Musical entertainment for both adults and children was also featured, along with appearances by Dora the Explorer and Cat in the Hat. A children’s area featured face painting temporary tattoos and balloon sculptures. Headwaters Science Center had a booth with a bubble station as well as opportunities to visit with a blue-tongued skink, a legless lizard, a corn snake and a boa constrictor. Tennis lessons were held through the U.S. Tennis Association’s Quickstart Tennis Program.

The best part of the celebration was Dora, according to Kiera Smith, 6, and her friend, Azalea Clark.

“This year we definitely had to come, for Dora,” said Ashley Dahlke, Azalea’s mother.

“We always come here,” said Sean English, whose family was one of many who opted to sit in the grass on a beautiful spring day rather than try to find room at a table.

English and his fiancée, Jessica Mellema, ate their fish dinner with their children, Lily Ann, 4; twins Zachary and Hailey, 3; and 8-month-old Bailey. Lily Ann said she loves Dora and that she also liked seeing Grover last year.

Annual meeting

The largest number of Paul Bunyan Communications customers is in voice services, the cooperative’s oldest service, which has more than 20,000 customers and provides 60 percent of total revenue, Freude said during the annual meeting, for which 92 people registered.

The cooperative has about 18,500 Internet customers, nearly 89 percent of whom receive high-speed services.

Freude said per-megabit connection charges are rising and customers are using more bandwidth, leading larger carriers to enact bandwidth caps for Internet customers.

“Paul Bunyan Communications has not been forced to go down this road,” he said. “Perhaps someday we will.”

Television services are utilized by about 14,000 customers, 80 percent of whom have access to all television services through the cooperatives fiber-to-premises network. That leaves 20 percent who remain on an aging, copper-based network and cannot get high-definition channels and DVR service.

Freude said work continues to progress well on the fiber network. Solway, Puposky, Turtle River and Ponemah are next on the list and the network will be complete with the addition of Blackduck in 2012.

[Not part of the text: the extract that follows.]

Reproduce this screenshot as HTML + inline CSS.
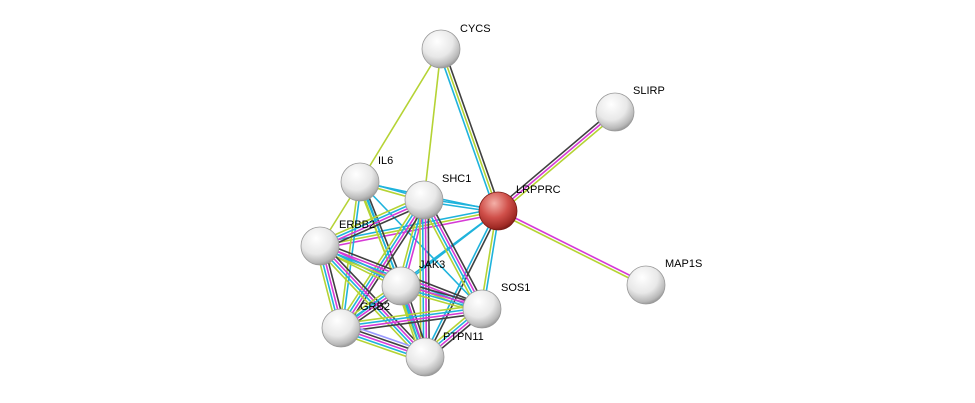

“The network of the future will be able to deliver 3-D TV and whatever comes next,” he said.

Cooperative President Kathy Peterson talked about changing times in technology, noting surveys that show 85 percent of children have their own phones and 67 percent own books.

“As a former teacher, that scares me,” Peterson said, adding that she hopes the ones who don’t have books still read on e-book readers such as the Nook or Kindle, or tablets such as the iPad.

Peterson said that Paul Bunyan Communications is growing with technology, but remembers its history as well.

“As we move ever faster in an ever-changing world, sometimes we have to look back, she said, noting that as people use their cordless phones, watch cable TV, surf the Internet and even use cell phones, “remember all this is possible because Paul Bunyan Telephone laid the groundwork.”